*PROMPT*. Transcribe the whole listing below without changing a word, but leave out every image.

[START MATERIAL PROVIDED]

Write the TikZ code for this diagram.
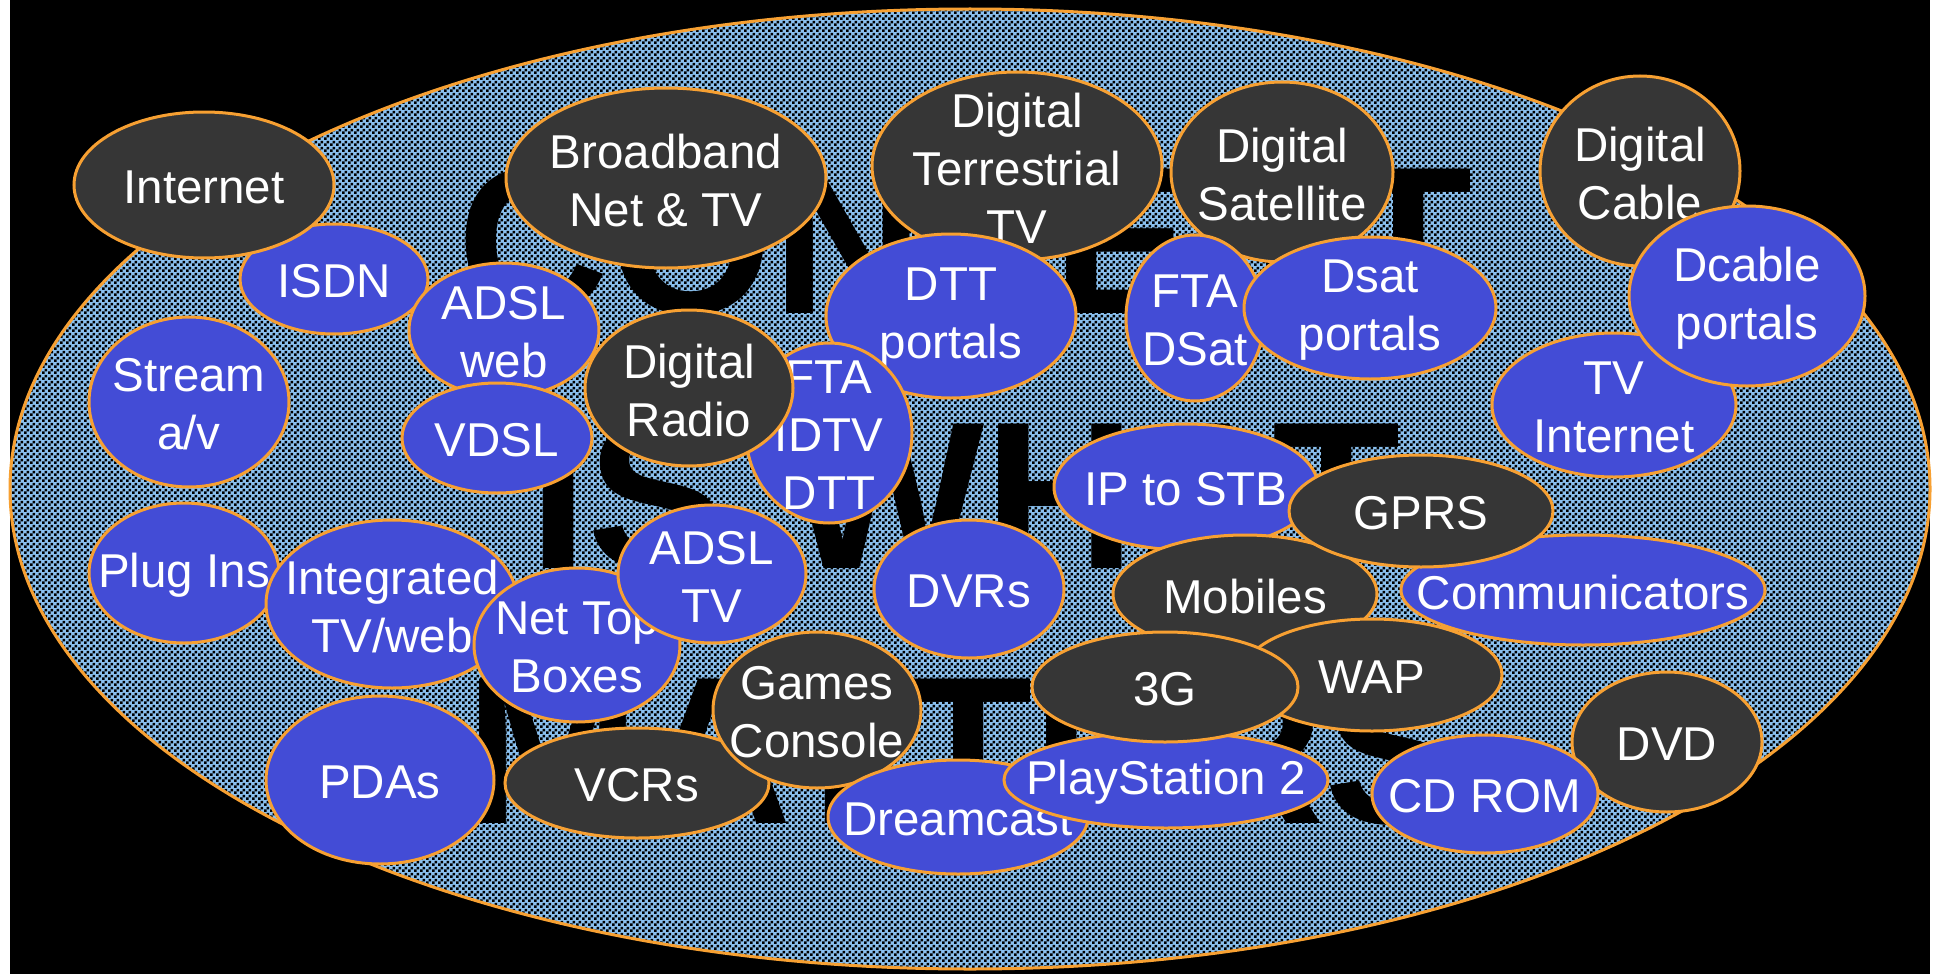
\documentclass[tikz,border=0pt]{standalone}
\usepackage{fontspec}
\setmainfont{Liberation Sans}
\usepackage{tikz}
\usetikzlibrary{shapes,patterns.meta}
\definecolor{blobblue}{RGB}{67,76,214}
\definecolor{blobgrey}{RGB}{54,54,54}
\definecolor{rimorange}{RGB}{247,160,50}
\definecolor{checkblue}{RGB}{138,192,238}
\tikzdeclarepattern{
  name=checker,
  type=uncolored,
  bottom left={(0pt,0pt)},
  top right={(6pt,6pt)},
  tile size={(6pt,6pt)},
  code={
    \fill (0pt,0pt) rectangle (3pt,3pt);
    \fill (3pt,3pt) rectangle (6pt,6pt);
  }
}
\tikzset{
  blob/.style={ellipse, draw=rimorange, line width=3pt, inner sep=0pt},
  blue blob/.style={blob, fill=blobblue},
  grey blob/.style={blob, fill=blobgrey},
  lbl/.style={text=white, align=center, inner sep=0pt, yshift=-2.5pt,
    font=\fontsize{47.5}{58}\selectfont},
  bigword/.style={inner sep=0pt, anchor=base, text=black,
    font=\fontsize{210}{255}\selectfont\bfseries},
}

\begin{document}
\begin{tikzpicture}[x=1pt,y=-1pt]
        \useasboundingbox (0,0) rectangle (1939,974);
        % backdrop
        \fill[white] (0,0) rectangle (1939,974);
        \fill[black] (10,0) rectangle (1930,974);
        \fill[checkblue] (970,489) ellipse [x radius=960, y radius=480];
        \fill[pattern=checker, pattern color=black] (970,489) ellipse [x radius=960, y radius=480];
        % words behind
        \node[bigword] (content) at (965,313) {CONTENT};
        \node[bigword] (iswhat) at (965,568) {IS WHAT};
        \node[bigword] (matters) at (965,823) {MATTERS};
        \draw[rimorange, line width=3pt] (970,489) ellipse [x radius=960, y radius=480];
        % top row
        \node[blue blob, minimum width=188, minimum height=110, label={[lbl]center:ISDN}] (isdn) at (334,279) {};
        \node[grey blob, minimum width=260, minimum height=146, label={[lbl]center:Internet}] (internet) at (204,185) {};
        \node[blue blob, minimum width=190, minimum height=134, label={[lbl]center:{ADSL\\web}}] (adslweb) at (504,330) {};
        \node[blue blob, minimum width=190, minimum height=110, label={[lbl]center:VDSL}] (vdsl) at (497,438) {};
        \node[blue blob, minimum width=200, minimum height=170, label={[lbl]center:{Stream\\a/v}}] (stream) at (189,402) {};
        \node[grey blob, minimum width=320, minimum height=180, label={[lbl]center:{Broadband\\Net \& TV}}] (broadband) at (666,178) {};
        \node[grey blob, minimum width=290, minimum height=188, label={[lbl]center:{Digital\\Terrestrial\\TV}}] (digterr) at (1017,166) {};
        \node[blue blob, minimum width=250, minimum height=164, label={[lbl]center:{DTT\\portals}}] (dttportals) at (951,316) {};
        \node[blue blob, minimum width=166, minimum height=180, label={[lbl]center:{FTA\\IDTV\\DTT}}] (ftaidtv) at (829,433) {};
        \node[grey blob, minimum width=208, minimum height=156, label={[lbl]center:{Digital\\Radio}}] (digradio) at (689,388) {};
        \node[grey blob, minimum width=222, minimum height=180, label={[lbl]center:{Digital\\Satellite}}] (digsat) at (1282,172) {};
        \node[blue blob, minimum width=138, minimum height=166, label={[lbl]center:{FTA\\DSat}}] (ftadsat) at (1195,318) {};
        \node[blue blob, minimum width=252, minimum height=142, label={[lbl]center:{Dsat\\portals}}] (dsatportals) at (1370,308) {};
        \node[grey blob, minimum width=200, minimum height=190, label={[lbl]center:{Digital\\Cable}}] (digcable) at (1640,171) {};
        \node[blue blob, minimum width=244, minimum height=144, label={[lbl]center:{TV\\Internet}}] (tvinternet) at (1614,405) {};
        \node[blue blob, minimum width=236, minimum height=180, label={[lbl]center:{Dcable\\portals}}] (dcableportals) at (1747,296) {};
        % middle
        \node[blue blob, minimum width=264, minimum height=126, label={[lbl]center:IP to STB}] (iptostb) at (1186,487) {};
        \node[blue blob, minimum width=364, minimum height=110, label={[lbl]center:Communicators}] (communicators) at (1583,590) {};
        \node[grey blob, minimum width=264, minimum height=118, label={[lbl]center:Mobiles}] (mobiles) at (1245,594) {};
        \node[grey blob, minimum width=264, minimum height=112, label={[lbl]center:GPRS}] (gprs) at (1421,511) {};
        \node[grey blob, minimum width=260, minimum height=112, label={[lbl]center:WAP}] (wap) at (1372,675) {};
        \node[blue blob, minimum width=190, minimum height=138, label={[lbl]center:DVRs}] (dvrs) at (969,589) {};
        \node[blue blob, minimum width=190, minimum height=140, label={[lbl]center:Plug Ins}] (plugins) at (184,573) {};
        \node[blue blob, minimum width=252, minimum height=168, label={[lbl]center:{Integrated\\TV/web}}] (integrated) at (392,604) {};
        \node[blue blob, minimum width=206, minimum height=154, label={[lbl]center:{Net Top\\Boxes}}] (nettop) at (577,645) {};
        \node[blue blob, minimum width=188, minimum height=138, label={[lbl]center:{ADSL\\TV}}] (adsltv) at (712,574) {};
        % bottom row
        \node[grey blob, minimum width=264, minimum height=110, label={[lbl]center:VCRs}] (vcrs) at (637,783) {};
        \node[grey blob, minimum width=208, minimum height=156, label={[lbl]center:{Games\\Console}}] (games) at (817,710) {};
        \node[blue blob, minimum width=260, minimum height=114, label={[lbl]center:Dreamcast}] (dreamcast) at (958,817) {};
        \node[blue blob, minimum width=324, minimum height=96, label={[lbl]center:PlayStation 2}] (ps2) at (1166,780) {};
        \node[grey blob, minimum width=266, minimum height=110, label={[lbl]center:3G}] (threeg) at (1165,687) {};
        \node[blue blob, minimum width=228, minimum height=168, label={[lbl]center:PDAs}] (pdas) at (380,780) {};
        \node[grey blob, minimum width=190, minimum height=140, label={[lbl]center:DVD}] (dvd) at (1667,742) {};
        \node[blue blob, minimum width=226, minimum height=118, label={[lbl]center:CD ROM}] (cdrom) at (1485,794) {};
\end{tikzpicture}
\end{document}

[END MATERIAL PROVIDED]

*RESPONSE TO THE TASK*.
Write the TikZ code for this diagram.
\documentclass[tikz,border=0pt]{standalone}
\usepackage{fontspec}
\setmainfont{Liberation Sans}
\usepackage{tikz}
\usetikzlibrary{shapes,patterns.meta}
\definecolor{blobblue}{RGB}{67,76,214}
\definecolor{blobgrey}{RGB}{54,54,54}
\definecolor{rimorange}{RGB}{247,160,50}
\definecolor{checkblue}{RGB}{138,192,238}
\tikzdeclarepattern{
  name=checker,
  type=uncolored,
  bottom left={(0pt,0pt)},
  top right={(6pt,6pt)},
  tile size={(6pt,6pt)},
  code={
    \fill (0pt,0pt) rectangle (3pt,3pt);
    \fill (3pt,3pt) rectangle (6pt,6pt);
  }
}
\tikzset{
  blob/.style={ellipse, draw=rimorange, line width=3pt, inner sep=0pt},
  blue blob/.style={blob, fill=blobblue},
  grey blob/.style={blob, fill=blobgrey},
  lbl/.style={text=white, align=center, inner sep=0pt, yshift=-2.5pt,
    font=\fontsize{47.5}{58}\selectfont},
  bigword/.style={inner sep=0pt, anchor=base, text=black,
    font=\fontsize{210}{255}\selectfont\bfseries},
}

\begin{document}
\begin{tikzpicture}[x=1pt,y=-1pt]
        \useasboundingbox (0,0) rectangle (1939,974);
        % backdrop
        \fill[white] (0,0) rectangle (1939,974);
        \fill[black] (10,0) rectangle (1930,974);
        \fill[checkblue] (970,489) ellipse [x radius=960, y radius=480];
        \fill[pattern=checker, pattern color=black] (970,489) ellipse [x radius=960, y radius=480];
        % words behind
        \node[bigword] (content) at (965,313) {CONTENT};
        \node[bigword] (iswhat) at (965,568) {IS WHAT};
        \node[bigword] (matters) at (965,823) {MATTERS};
        \draw[rimorange, line width=3pt] (970,489) ellipse [x radius=960, y radius=480];
        % top row
        \node[blue blob, minimum width=188, minimum height=110, label={[lbl]center:ISDN}] (isdn) at (334,279) {};
        \node[grey blob, minimum width=260, minimum height=146, label={[lbl]center:Internet}] (internet) at (204,185) {};
        \node[blue blob, minimum width=190, minimum height=134, label={[lbl]center:{ADSL\\web}}] (adslweb) at (504,330) {};
        \node[blue blob, minimum width=190, minimum height=110, label={[lbl]center:VDSL}] (vdsl) at (497,438) {};
        \node[blue blob, minimum width=200, minimum height=170, label={[lbl]center:{Stream\\a/v}}] (stream) at (189,402) {};
        \node[grey blob, minimum width=320, minimum height=180, label={[lbl]center:{Broadband\\Net \& TV}}] (broadband) at (666,178) {};
        \node[grey blob, minimum width=290, minimum height=188, label={[lbl]center:{Digital\\Terrestrial\\TV}}] (digterr) at (1017,166) {};
        \node[blue blob, minimum width=250, minimum height=164, label={[lbl]center:{DTT\\portals}}] (dttportals) at (951,316) {};
        \node[blue blob, minimum width=166, minimum height=180, label={[lbl]center:{FTA\\IDTV\\DTT}}] (ftaidtv) at (829,433) {};
        \node[grey blob, minimum width=208, minimum height=156, label={[lbl]center:{Digital\\Radio}}] (digradio) at (689,388) {};
        \node[grey blob, minimum width=222, minimum height=180, label={[lbl]center:{Digital\\Satellite}}] (digsat) at (1282,172) {};
        \node[blue blob, minimum width=138, minimum height=166, label={[lbl]center:{FTA\\DSat}}] (ftadsat) at (1195,318) {};
        \node[blue blob, minimum width=252, minimum height=142, label={[lbl]center:{Dsat\\portals}}] (dsatportals) at (1370,308) {};
        \node[grey blob, minimum width=200, minimum height=190, label={[lbl]center:{Digital\\Cable}}] (digcable) at (1640,171) {};
        \node[blue blob, minimum width=244, minimum height=144, label={[lbl]center:{TV\\Internet}}] (tvinternet) at (1614,405) {};
        \node[blue blob, minimum width=236, minimum height=180, label={[lbl]center:{Dcable\\portals}}] (dcableportals) at (1747,296) {};
        % middle
        \node[blue blob, minimum width=264, minimum height=126, label={[lbl]center:IP to STB}] (iptostb) at (1186,487) {};
        \node[blue blob, minimum width=364, minimum height=110, label={[lbl]center:Communicators}] (communicators) at (1583,590) {};
        \node[grey blob, minimum width=264, minimum height=118, label={[lbl]center:Mobiles}] (mobiles) at (1245,594) {};
        \node[grey blob, minimum width=264, minimum height=112, label={[lbl]center:GPRS}] (gprs) at (1421,511) {};
        \node[grey blob, minimum width=260, minimum height=112, label={[lbl]center:WAP}] (wap) at (1372,675) {};
        \node[blue blob, minimum width=190, minimum height=138, label={[lbl]center:DVRs}] (dvrs) at (969,589) {};
        \node[blue blob, minimum width=190, minimum height=140, label={[lbl]center:Plug Ins}] (plugins) at (184,573) {};
        \node[blue blob, minimum width=252, minimum height=168, label={[lbl]center:{Integrated\\TV/web}}] (integrated) at (392,604) {};
        \node[blue blob, minimum width=206, minimum height=154, label={[lbl]center:{Net Top\\Boxes}}] (nettop) at (577,645) {};
        \node[blue blob, minimum width=188, minimum height=138, label={[lbl]center:{ADSL\\TV}}] (adsltv) at (712,574) {};
        % bottom row
        \node[grey blob, minimum width=264, minimum height=110, label={[lbl]center:VCRs}] (vcrs) at (637,783) {};
        \node[grey blob, minimum width=208, minimum height=156, label={[lbl]center:{Games\\Console}}] (games) at (817,710) {};
        \node[blue blob, minimum width=260, minimum height=114, label={[lbl]center:Dreamcast}] (dreamcast) at (958,817) {};
        \node[blue blob, minimum width=324, minimum height=96, label={[lbl]center:PlayStation 2}] (ps2) at (1166,780) {};
        \node[grey blob, minimum width=266, minimum height=110, label={[lbl]center:3G}] (threeg) at (1165,687) {};
        \node[blue blob, minimum width=228, minimum height=168, label={[lbl]center:PDAs}] (pdas) at (380,780) {};
        \node[grey blob, minimum width=190, minimum height=140, label={[lbl]center:DVD}] (dvd) at (1667,742) {};
        \node[blue blob, minimum width=226, minimum height=118, label={[lbl]center:CD ROM}] (cdrom) at (1485,794) {};
\end{tikzpicture}
\end{document}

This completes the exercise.